Pictures aside, quote the whole listing exactly.
-- START Available data --
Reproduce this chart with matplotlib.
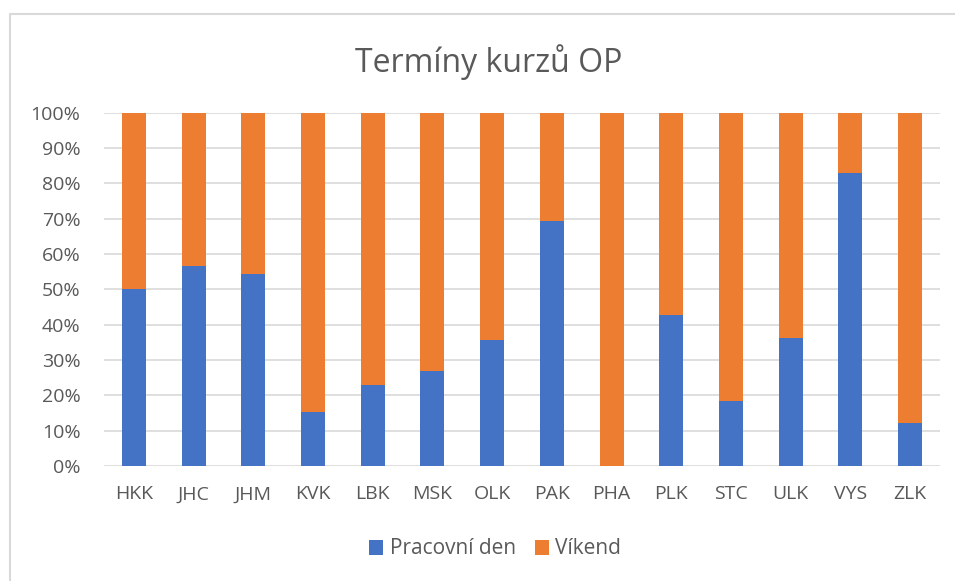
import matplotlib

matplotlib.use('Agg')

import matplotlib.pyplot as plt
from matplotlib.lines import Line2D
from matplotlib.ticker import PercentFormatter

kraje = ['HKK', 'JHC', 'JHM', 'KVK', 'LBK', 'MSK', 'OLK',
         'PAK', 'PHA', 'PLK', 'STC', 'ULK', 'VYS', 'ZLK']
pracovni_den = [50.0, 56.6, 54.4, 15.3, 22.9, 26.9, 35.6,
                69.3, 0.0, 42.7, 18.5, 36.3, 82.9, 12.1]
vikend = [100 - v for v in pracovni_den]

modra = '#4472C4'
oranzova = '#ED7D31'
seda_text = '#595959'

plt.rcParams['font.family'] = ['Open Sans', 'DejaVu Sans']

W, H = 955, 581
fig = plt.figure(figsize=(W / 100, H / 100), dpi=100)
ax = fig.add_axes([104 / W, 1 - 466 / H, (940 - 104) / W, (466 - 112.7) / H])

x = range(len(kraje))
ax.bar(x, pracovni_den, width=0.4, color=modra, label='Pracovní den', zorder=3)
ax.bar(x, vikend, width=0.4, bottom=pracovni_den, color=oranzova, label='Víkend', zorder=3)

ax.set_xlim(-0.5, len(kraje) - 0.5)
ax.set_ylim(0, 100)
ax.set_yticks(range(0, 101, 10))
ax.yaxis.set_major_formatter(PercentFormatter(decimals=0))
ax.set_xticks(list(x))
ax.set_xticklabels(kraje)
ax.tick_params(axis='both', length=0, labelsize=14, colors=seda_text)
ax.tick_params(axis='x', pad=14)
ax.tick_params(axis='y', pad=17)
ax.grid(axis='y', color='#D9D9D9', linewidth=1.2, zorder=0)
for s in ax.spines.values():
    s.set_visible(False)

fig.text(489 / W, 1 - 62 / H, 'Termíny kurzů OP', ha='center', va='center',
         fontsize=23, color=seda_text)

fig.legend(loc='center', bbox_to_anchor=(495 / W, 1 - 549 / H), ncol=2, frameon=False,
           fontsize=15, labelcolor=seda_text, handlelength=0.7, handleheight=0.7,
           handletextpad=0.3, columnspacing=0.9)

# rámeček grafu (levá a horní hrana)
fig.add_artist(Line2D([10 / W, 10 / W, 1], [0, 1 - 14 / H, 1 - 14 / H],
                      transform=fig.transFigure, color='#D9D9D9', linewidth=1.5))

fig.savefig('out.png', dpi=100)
-- END Available data --
Solved problem:
Reproduce this chart with matplotlib.
import matplotlib

matplotlib.use('Agg')

import matplotlib.pyplot as plt
from matplotlib.lines import Line2D
from matplotlib.ticker import PercentFormatter

kraje = ['HKK', 'JHC', 'JHM', 'KVK', 'LBK', 'MSK', 'OLK',
         'PAK', 'PHA', 'PLK', 'STC', 'ULK', 'VYS', 'ZLK']
pracovni_den = [50.0, 56.6, 54.4, 15.3, 22.9, 26.9, 35.6,
                69.3, 0.0, 42.7, 18.5, 36.3, 82.9, 12.1]
vikend = [100 - v for v in pracovni_den]

modra = '#4472C4'
oranzova = '#ED7D31'
seda_text = '#595959'

plt.rcParams['font.family'] = ['Open Sans', 'DejaVu Sans']

W, H = 955, 581
fig = plt.figure(figsize=(W / 100, H / 100), dpi=100)
ax = fig.add_axes([104 / W, 1 - 466 / H, (940 - 104) / W, (466 - 112.7) / H])

x = range(len(kraje))
ax.bar(x, pracovni_den, width=0.4, color=modra, label='Pracovní den', zorder=3)
ax.bar(x, vikend, width=0.4, bottom=pracovni_den, color=oranzova, label='Víkend', zorder=3)

ax.set_xlim(-0.5, len(kraje) - 0.5)
ax.set_ylim(0, 100)
ax.set_yticks(range(0, 101, 10))
ax.yaxis.set_major_formatter(PercentFormatter(decimals=0))
ax.set_xticks(list(x))
ax.set_xticklabels(kraje)
ax.tick_params(axis='both', length=0, labelsize=14, colors=seda_text)
ax.tick_params(axis='x', pad=14)
ax.tick_params(axis='y', pad=17)
ax.grid(axis='y', color='#D9D9D9', linewidth=1.2, zorder=0)
for s in ax.spines.values():
    s.set_visible(False)

fig.text(489 / W, 1 - 62 / H, 'Termíny kurzů OP', ha='center', va='center',
         fontsize=23, color=seda_text)

fig.legend(loc='center', bbox_to_anchor=(495 / W, 1 - 549 / H), ncol=2, frameon=False,
           fontsize=15, labelcolor=seda_text, handlelength=0.7, handleheight=0.7,
           handletextpad=0.3, columnspacing=0.9)

# rámeček grafu (levá a horní hrana)
fig.add_artist(Line2D([10 / W, 10 / W, 1], [0, 1 - 14 / H, 1 - 14 / H],
                      transform=fig.transFigure, color='#D9D9D9', linewidth=1.5))

fig.savefig('out.png', dpi=100)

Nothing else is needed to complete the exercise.